→ **DIRECTIONS FOR THIS TASK**
Check every line below for the word "standalone" and give only the number of lines where it appears.

******************************

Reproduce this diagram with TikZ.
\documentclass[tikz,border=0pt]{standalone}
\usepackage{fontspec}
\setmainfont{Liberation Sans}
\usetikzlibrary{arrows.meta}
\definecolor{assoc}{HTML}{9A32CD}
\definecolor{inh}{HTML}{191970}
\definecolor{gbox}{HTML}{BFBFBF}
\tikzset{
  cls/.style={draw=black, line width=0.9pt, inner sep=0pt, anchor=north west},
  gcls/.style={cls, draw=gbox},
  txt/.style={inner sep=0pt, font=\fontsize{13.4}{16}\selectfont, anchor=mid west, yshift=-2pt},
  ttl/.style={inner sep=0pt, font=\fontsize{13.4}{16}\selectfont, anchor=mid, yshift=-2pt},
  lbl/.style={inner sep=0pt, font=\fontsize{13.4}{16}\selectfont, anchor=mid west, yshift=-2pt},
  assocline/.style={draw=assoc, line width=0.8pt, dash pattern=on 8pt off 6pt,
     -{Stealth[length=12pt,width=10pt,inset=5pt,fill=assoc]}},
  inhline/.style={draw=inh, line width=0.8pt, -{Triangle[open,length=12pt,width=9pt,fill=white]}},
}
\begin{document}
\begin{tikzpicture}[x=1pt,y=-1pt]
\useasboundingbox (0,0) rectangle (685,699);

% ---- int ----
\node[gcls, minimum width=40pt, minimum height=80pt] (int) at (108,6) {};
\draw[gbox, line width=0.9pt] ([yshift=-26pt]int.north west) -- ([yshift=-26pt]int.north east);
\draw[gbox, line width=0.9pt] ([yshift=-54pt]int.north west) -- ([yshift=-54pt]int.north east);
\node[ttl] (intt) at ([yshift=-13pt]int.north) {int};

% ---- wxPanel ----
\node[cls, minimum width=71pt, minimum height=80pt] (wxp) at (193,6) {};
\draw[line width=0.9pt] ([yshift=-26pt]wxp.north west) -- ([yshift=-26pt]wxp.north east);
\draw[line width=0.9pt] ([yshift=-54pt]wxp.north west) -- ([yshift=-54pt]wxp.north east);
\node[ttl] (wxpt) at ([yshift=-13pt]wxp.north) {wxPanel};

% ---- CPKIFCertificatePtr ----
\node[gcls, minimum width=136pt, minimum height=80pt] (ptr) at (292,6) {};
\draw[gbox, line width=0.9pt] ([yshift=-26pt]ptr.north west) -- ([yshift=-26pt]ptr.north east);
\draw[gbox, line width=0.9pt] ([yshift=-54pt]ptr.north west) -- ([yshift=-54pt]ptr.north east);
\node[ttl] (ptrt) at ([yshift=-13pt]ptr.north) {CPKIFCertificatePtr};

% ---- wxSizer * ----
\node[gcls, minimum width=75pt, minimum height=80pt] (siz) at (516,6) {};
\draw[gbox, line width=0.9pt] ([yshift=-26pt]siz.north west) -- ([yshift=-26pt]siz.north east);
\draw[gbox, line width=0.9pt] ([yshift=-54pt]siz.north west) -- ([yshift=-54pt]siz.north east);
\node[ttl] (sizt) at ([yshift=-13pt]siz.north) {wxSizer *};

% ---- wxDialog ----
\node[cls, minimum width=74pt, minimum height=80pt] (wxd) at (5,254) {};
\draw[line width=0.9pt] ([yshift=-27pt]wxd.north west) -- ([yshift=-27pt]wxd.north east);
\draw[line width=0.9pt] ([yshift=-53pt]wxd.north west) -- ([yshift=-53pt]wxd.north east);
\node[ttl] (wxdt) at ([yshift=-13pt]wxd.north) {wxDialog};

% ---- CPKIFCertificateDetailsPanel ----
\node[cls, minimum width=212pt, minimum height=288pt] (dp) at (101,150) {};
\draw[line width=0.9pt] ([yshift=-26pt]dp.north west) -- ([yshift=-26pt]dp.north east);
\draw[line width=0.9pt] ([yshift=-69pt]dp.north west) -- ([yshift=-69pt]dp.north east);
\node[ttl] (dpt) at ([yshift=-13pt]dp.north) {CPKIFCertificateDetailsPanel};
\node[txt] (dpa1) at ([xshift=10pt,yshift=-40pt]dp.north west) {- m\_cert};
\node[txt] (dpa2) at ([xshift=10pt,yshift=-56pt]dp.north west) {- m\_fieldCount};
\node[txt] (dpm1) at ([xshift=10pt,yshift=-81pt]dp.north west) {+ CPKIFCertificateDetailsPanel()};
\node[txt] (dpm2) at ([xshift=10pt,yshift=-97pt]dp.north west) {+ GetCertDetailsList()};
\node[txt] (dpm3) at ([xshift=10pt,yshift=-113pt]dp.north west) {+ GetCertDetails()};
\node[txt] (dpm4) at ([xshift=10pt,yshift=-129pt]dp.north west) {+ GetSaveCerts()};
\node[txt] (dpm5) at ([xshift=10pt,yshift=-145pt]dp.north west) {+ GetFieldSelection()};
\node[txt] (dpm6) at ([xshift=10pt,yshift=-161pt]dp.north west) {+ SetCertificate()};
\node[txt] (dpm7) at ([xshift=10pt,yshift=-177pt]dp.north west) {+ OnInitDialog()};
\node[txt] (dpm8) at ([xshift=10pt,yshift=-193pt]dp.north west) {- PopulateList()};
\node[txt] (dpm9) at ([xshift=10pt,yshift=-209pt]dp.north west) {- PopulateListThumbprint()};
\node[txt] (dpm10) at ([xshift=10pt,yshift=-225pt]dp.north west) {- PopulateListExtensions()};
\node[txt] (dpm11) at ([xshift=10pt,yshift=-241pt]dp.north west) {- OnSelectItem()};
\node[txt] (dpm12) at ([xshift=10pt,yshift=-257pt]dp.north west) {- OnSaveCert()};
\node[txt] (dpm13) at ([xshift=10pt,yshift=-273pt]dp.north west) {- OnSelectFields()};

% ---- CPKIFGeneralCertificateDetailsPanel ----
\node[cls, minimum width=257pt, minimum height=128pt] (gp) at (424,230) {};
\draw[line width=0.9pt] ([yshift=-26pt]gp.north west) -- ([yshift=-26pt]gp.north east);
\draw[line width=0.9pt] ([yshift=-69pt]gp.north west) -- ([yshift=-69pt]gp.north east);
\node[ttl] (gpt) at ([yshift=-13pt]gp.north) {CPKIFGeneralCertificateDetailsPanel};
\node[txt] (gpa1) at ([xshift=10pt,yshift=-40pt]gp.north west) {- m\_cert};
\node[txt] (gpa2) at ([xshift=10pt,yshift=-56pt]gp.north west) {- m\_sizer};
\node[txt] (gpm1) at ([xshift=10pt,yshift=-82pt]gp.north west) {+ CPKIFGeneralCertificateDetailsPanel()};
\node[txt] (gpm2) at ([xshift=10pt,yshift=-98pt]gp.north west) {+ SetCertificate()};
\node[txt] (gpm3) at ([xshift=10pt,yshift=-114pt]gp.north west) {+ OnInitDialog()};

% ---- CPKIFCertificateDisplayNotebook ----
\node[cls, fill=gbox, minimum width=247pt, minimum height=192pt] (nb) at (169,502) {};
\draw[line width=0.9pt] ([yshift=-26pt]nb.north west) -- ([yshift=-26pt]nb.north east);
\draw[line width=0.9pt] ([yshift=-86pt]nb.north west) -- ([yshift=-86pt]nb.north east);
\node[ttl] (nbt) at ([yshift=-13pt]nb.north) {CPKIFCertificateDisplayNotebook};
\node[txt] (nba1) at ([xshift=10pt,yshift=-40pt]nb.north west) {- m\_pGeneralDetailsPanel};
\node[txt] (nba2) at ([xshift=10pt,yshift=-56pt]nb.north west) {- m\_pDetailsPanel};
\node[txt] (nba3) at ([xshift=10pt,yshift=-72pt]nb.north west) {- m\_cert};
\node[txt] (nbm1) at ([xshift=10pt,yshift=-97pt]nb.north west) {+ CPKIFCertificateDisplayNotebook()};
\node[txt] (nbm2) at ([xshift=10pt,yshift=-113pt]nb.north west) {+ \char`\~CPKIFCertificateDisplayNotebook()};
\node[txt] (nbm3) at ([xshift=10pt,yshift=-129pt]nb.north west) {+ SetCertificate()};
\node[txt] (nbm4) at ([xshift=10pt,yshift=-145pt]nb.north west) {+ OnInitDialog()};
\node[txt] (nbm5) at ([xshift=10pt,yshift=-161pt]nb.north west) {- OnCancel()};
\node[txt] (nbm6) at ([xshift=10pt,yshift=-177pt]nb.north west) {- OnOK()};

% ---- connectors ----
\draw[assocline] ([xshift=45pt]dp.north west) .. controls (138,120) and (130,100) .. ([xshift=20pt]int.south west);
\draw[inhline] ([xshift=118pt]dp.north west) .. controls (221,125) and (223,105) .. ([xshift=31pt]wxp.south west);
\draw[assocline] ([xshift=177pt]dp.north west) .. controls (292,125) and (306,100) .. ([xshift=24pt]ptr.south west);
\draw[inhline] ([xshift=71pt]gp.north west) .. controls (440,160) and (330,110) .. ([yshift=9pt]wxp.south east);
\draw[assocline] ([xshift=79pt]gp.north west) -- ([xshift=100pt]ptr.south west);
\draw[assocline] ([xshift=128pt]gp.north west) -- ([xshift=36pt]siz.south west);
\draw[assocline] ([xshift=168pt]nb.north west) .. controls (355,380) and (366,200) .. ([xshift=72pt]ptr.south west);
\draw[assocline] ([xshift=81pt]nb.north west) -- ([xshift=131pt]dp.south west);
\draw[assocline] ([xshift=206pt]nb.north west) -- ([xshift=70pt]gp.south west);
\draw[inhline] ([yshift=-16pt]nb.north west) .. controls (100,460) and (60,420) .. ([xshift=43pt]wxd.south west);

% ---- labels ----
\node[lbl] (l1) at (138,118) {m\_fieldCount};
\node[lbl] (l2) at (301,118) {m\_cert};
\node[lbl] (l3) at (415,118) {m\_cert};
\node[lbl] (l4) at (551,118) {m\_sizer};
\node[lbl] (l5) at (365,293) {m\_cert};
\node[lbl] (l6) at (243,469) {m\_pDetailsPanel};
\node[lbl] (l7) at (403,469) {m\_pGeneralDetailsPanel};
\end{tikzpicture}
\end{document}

******************************

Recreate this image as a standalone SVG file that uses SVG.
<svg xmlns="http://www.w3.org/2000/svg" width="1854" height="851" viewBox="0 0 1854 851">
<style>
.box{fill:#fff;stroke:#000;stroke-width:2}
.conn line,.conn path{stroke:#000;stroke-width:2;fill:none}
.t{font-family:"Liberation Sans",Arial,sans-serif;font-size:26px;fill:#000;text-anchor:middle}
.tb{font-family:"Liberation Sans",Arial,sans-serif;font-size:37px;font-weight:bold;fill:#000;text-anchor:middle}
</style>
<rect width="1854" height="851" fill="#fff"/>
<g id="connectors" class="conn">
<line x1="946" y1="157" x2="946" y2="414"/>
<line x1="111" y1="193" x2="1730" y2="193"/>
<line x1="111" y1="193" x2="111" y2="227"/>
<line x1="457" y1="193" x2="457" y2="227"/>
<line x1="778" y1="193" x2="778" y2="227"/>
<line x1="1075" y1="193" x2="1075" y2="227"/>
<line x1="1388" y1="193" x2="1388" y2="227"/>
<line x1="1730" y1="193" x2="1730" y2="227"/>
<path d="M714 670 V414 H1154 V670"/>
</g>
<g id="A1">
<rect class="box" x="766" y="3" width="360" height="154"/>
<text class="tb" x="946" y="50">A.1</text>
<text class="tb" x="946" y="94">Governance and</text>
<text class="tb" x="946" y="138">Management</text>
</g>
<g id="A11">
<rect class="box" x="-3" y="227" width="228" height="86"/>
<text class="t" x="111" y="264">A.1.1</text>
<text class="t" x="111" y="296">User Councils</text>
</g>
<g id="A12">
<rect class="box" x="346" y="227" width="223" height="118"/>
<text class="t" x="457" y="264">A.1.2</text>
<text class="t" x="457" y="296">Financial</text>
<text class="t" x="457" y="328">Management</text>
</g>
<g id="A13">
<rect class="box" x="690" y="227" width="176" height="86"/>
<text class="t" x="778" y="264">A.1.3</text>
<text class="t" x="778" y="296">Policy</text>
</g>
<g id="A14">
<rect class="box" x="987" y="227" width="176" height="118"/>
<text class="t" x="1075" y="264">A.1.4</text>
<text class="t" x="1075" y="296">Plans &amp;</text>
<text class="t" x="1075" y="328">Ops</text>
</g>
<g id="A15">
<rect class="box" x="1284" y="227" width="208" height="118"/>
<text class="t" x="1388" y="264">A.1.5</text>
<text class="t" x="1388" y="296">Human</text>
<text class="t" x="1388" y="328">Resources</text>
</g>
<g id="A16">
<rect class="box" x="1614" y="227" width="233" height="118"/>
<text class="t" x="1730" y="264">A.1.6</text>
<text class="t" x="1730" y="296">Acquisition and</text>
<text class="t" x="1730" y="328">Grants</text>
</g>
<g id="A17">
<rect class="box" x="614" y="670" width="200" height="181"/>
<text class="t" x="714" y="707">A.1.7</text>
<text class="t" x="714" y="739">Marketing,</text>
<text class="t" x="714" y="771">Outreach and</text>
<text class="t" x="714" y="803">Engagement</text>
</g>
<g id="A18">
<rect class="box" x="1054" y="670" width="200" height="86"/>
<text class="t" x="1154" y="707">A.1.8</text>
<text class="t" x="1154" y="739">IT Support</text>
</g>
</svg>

******************************

→ **OUTPUT BELOW**
2